In fact, the southern banks were stronger/more stable than the northern banks going into the war (though not nearly as large) because of branch banking in the south; but typically Davis destroyed their note-issuing function by taking their gold and printing Confederate notes, whereas in the north, Lincoln utilized an inferior system of "unit" banks by allowing them to retain their note-issue function, thus the number of "greenbacks" peaked at only $450m, and never constituted any major source of money in the north. More to the point, northern currencty held its value (supported by gold) while Confederate notes plummeted. (See "Graybacks and Gold," by James Morgan).

I would take what Jeff Davis said with a grain of salt. He had his own agenda. All one needs to know about the unpopularity of the war from the get-go in the south was that more southerners fought for the Union than northerners fought for the south---a lot more. In addition to the more than 80,000 black troops from seceded states who fought in blue, 100,000 white southerners (40,000 from Tenn.) fought for the Union, including the 4th Ark. Infantry, the 1st Mississippi Mounted Rifles, the 2nd Florida Cavalry, and the 1st Alabama Infantry.

Stanley Legergott, a well-known economic historian, has written an article in the Journal of Am.

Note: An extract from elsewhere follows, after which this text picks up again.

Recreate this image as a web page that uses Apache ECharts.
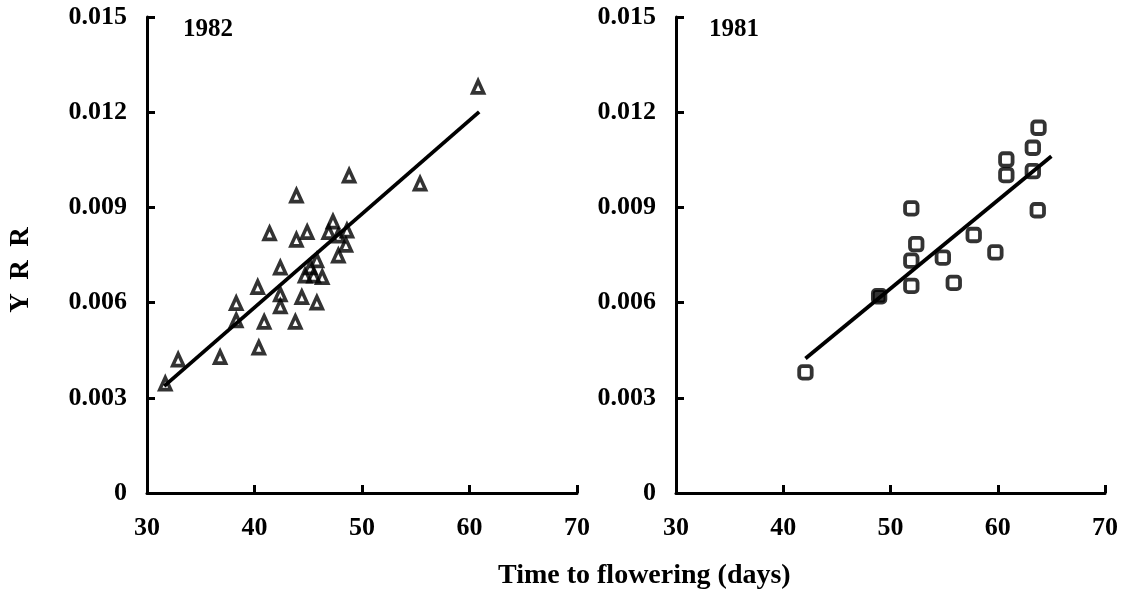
<!DOCTYPE html>
<html>
<head>
<meta charset="utf-8">
<script src="https://cdn.jsdelivr.net/npm/echarts@6/dist/echarts.min.js"></script>
<style>
html,body{margin:0;padding:0;background:#fff;}
#chart{width:1121px;height:590px;}
</style>
</head>
<body>
<div id="chart"></div>
<script>
// ---- Data ----
var panelTitles = ['1982', '1981'];
var yTickLabels = ['0', '0.003', '0.006', '0.009', '0.012', '0.015'];
var xTickLabels = ['30', '40', '50', '60', '70'];
var xAxisTitle = 'Time to flowering (days)';
var yAxisTitle = 'Y  R  R';

// 1982 (triangles)
var days1982 = [31.7, 32.9, 36.8, 40.4, 38.3, 38.3, 40.9, 43.8, 40.3, 42.4, 42.4, 42.4, 44.4, 45.8, 41.4, 43.9, 43.9, 44.9, 44.7, 45.5, 45.8, 46.3, 45.2, 46.9, 47.3, 47.8, 48.6, 48.5, 47.8, 48.8, 55.4, 60.8];
var yrr1982  = [0.00345, 0.0042, 0.00428, 0.00458, 0.00598, 0.00544, 0.00539, 0.00539, 0.00649, 0.00626, 0.00588, 0.0071, 0.00617, 0.006, 0.00818, 0.00937, 0.00798, 0.00822, 0.00685, 0.00685, 0.00733, 0.0068, 0.00711, 0.00822, 0.00855, 0.00811, 0.00827, 0.00782, 0.00748, 0.01, 0.00975, 0.0128];
var fit1982X = [31.6, 60.9];
var fit1982Y = [0.00337, 0.01201];

// 1981 (squares)
var days1981 = [42.07, 48.94, 51.94, 51.94, 52.4, 51.94, 54.88, 55.9, 57.76, 59.78, 60.8, 60.8, 63.27, 63.27, 63.8, 63.73];
var yrr1981  = [0.0038, 0.0062, 0.00653, 0.00732, 0.00784, 0.00897, 0.00742, 0.00662, 0.00813, 0.00758, 0.01051, 0.01002, 0.01088, 0.01014, 0.01151, 0.00891];
var filled1981Index = 1;
var fit1981X = [42.07, 65.0];
var fit1981Y = [0.00424, 0.01061];

// ---- Build ----
var FONT = '"Liberation Serif", "Times New Roman", serif';
var INK = '#000';

function pairs(xs, ys) { return xs.map(function (x, i) { return [x, ys[i]]; }); }

function yLabel(v) {
  var idx = Math.round(v / 0.003);
  return yTickLabels[idx] !== undefined ? yTickLabels[idx] : '';
}
function xLabel(v) {
  var idx = Math.round((v - 30) / 10);
  return xTickLabels[idx] !== undefined ? xTickLabels[idx] : '';
}

function makeX(gi) {
  return {
    type: 'value', gridIndex: gi, min: 30, max: 70, interval: 10,
    axisLine: { show: true, onZero: false, lineStyle: { color: INK, width: 3 } },
    axisTick: { show: true, inside: true, length: 8, lineStyle: { color: INK, width: 3 } },
    axisLabel: { margin: 22, color: INK, fontFamily: FONT, fontWeight: 'bold', fontSize: 26, formatter: xLabel },
    splitLine: { show: false }
  };
}
function makeY(gi) {
  return {
    type: 'value', gridIndex: gi, min: 0, max: 0.015, interval: 0.003,
    axisLine: { show: true, onZero: false, lineStyle: { color: INK, width: 3 } },
    axisTick: { show: true, inside: true, length: 8, lineStyle: { color: INK, width: 3 } },
    axisLabel: { margin: 20, color: INK, fontFamily: FONT, fontWeight: 'bold', fontSize: 26, formatter: yLabel },
    splitLine: { show: false }
  };
}

var sq81 = pairs(days1981, yrr1981).map(function (p, i) {
  return i === filled1981Index ? { value: p, itemStyle: { color: INK } } : { value: p };
});

var chart = echarts.init(document.getElementById('chart'), null, { renderer: 'canvas' });
chart.setOption({
  backgroundColor: '#fff',
  animation: false,
  grid: [
    { left: 147, top: 17, width: 430, height: 476 },
    { left: 676, top: 17, width: 431, height: 476 }
  ],
  xAxis: [makeX(0), makeX(1)],
  yAxis: [makeY(0), makeY(1)],
  series: [
    {
      type: 'line', xAxisIndex: 0, yAxisIndex: 0, data: pairs(fit1982X, fit1982Y),
      symbol: 'none', lineStyle: { color: INK, width: 3.8 }, z: 3
    },
    {
      type: 'scatter', xAxisIndex: 0, yAxisIndex: 0, data: pairs(days1982, yrr1982),
      symbol: 'triangle', symbolSize: [11, 12],
      itemStyle: { color: 'rgba(0,0,0,0)', borderColor: INK, borderWidth: 3.6 }, z: 4
    },
    {
      type: 'line', xAxisIndex: 1, yAxisIndex: 1, data: pairs(fit1981X, fit1981Y),
      symbol: 'none', lineStyle: { color: INK, width: 3.8 }, z: 3
    },
    {
      type: 'scatter', xAxisIndex: 1, yAxisIndex: 1, data: sq81,
      symbol: 'roundRect', symbolSize: 12.5,
      itemStyle: { color: 'rgba(0,0,0,0)', borderColor: INK, borderWidth: 3.8 }, z: 4
    }
  ],
  graphic: [
    { type: 'text', left: 183, top: 17, style: { text: panelTitles[0], font: 'bold 25px ' + FONT, fill: INK } },
    { type: 'text', left: 709, top: 17, style: { text: panelTitles[1], font: 'bold 25px ' + FONT, fill: INK } },
    { type: 'text', left: 498, top: 562, style: { text: xAxisTitle, font: 'bold 28px ' + FONT, fill: INK } },
    { type: 'text', x: 21, y: 270, rotation: Math.PI / 2,
      style: { text: yAxisTitle, font: 'bold 27px ' + FONT, fill: INK, align: 'center', verticalAlign: 'middle' } }
  ]
});
</script>
</body>
</html>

History in which he traced the quiet rebellion of the merchant and business classes against the Confed. government over the cotton embargo and high taxation, and found that by 1863, the blockade runners---who were operating under the financial support of these groups---were only bringing in jewelry, fancy clothes, combs, etc., which the merchants could sell at high premiums, NOT guns or ammo that were needed by the army.